Request: Go through the listing and set it down exactly, leaving out its pictures.

Recorded information:
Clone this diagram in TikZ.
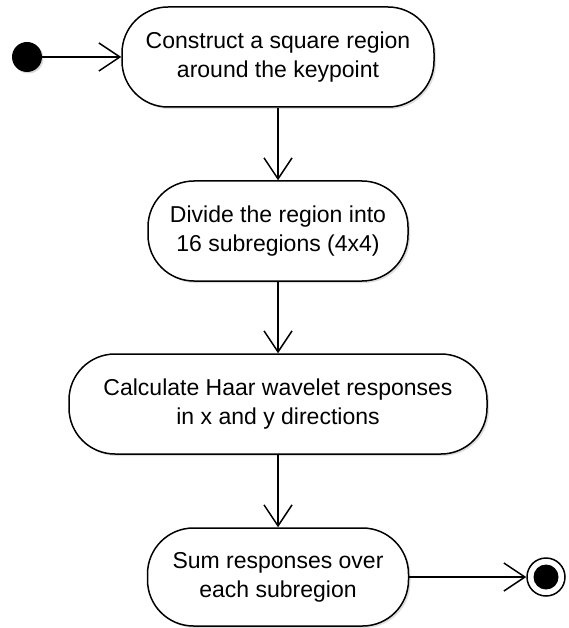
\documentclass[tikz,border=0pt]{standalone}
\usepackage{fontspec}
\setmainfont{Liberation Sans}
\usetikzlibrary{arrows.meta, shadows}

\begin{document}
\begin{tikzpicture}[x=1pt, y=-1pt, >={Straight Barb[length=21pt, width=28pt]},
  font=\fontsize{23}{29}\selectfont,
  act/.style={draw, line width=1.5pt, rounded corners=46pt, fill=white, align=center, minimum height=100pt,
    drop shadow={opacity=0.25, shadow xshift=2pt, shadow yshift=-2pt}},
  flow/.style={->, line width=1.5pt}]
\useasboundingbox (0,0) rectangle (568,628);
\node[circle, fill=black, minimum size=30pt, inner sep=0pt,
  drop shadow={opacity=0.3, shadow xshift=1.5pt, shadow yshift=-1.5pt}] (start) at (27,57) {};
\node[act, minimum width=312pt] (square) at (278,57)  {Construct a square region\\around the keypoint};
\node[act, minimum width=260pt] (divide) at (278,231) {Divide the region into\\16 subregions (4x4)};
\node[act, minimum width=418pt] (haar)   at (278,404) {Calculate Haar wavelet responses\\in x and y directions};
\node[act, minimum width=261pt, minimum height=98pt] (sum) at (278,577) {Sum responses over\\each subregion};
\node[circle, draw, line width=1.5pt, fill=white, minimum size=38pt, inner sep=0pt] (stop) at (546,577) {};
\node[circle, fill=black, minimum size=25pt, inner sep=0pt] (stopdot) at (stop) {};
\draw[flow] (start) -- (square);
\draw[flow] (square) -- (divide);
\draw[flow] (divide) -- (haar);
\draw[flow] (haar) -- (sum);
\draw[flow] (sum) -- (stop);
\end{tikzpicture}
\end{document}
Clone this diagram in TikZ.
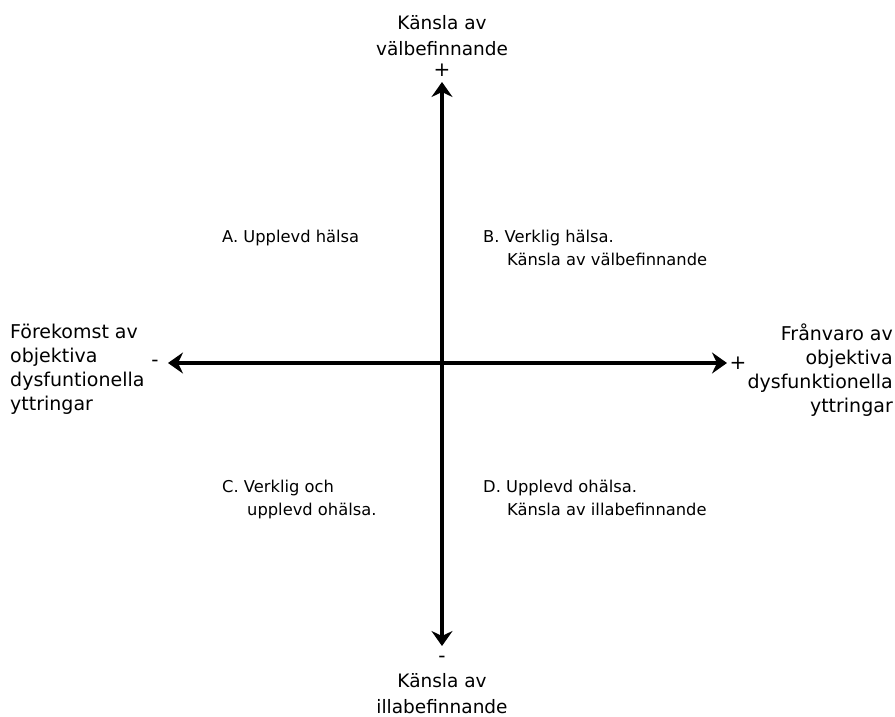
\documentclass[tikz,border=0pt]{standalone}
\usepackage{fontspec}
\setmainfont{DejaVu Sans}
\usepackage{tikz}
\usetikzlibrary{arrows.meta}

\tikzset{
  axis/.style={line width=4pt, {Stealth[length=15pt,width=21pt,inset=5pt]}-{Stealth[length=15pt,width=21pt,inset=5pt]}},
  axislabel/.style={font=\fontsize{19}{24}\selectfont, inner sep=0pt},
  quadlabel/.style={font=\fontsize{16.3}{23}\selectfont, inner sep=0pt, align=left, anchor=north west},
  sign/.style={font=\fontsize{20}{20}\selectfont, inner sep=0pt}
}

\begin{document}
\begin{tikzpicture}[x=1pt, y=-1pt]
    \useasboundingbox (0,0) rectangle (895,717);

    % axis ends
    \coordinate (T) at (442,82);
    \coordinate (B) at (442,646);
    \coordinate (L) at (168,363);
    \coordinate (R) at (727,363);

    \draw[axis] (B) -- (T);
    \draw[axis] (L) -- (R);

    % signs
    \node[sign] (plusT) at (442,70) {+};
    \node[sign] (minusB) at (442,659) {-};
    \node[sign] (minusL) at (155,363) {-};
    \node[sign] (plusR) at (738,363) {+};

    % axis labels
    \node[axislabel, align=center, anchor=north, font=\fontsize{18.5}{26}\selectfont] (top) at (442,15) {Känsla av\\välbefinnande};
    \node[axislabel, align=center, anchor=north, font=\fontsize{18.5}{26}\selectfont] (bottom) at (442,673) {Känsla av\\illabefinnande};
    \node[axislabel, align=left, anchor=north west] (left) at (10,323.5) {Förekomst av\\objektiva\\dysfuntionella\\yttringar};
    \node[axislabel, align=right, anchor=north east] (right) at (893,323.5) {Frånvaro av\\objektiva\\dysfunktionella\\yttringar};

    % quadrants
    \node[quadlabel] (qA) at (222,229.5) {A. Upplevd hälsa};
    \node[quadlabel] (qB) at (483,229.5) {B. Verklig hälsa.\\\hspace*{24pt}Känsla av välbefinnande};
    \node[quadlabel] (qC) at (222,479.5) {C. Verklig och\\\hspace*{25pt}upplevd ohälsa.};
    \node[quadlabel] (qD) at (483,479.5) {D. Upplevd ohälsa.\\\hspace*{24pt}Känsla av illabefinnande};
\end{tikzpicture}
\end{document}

Response to the exercise:
Clone this diagram in TikZ.
\documentclass[tikz,border=0pt]{standalone}
\usepackage{fontspec}
\setmainfont{Liberation Sans}
\usetikzlibrary{arrows.meta, shadows}

\begin{document}
\begin{tikzpicture}[x=1pt, y=-1pt, >={Straight Barb[length=21pt, width=28pt]},
  font=\fontsize{23}{29}\selectfont,
  act/.style={draw, line width=1.5pt, rounded corners=46pt, fill=white, align=center, minimum height=100pt,
    drop shadow={opacity=0.25, shadow xshift=2pt, shadow yshift=-2pt}},
  flow/.style={->, line width=1.5pt}]
\useasboundingbox (0,0) rectangle (568,628);
\node[circle, fill=black, minimum size=30pt, inner sep=0pt,
  drop shadow={opacity=0.3, shadow xshift=1.5pt, shadow yshift=-1.5pt}] (start) at (27,57) {};
\node[act, minimum width=312pt] (square) at (278,57)  {Construct a square region\\around the keypoint};
\node[act, minimum width=260pt] (divide) at (278,231) {Divide the region into\\16 subregions (4x4)};
\node[act, minimum width=418pt] (haar)   at (278,404) {Calculate Haar wavelet responses\\in x and y directions};
\node[act, minimum width=261pt, minimum height=98pt] (sum) at (278,577) {Sum responses over\\each subregion};
\node[circle, draw, line width=1.5pt, fill=white, minimum size=38pt, inner sep=0pt] (stop) at (546,577) {};
\node[circle, fill=black, minimum size=25pt, inner sep=0pt] (stopdot) at (stop) {};
\draw[flow] (start) -- (square);
\draw[flow] (square) -- (divide);
\draw[flow] (divide) -- (haar);
\draw[flow] (haar) -- (sum);
\draw[flow] (sum) -- (stop);
\end{tikzpicture}
\end{document}
Clone this diagram in TikZ.
\documentclass[tikz,border=0pt]{standalone}
\usepackage{fontspec}
\setmainfont{DejaVu Sans}
\usepackage{tikz}
\usetikzlibrary{arrows.meta}

\tikzset{
  axis/.style={line width=4pt, {Stealth[length=15pt,width=21pt,inset=5pt]}-{Stealth[length=15pt,width=21pt,inset=5pt]}},
  axislabel/.style={font=\fontsize{19}{24}\selectfont, inner sep=0pt},
  quadlabel/.style={font=\fontsize{16.3}{23}\selectfont, inner sep=0pt, align=left, anchor=north west},
  sign/.style={font=\fontsize{20}{20}\selectfont, inner sep=0pt}
}

\begin{document}
\begin{tikzpicture}[x=1pt, y=-1pt]
    \useasboundingbox (0,0) rectangle (895,717);

    % axis ends
    \coordinate (T) at (442,82);
    \coordinate (B) at (442,646);
    \coordinate (L) at (168,363);
    \coordinate (R) at (727,363);

    \draw[axis] (B) -- (T);
    \draw[axis] (L) -- (R);

    % signs
    \node[sign] (plusT) at (442,70) {+};
    \node[sign] (minusB) at (442,659) {-};
    \node[sign] (minusL) at (155,363) {-};
    \node[sign] (plusR) at (738,363) {+};

    % axis labels
    \node[axislabel, align=center, anchor=north, font=\fontsize{18.5}{26}\selectfont] (top) at (442,15) {Känsla av\\välbefinnande};
    \node[axislabel, align=center, anchor=north, font=\fontsize{18.5}{26}\selectfont] (bottom) at (442,673) {Känsla av\\illabefinnande};
    \node[axislabel, align=left, anchor=north west] (left) at (10,323.5) {Förekomst av\\objektiva\\dysfuntionella\\yttringar};
    \node[axislabel, align=right, anchor=north east] (right) at (893,323.5) {Frånvaro av\\objektiva\\dysfunktionella\\yttringar};

    % quadrants
    \node[quadlabel] (qA) at (222,229.5) {A. Upplevd hälsa};
    \node[quadlabel] (qB) at (483,229.5) {B. Verklig hälsa.\\\hspace*{24pt}Känsla av välbefinnande};
    \node[quadlabel] (qC) at (222,479.5) {C. Verklig och\\\hspace*{25pt}upplevd ohälsa.};
    \node[quadlabel] (qD) at (483,479.5) {D. Upplevd ohälsa.\\\hspace*{24pt}Känsla av illabefinnande};
\end{tikzpicture}
\end{document}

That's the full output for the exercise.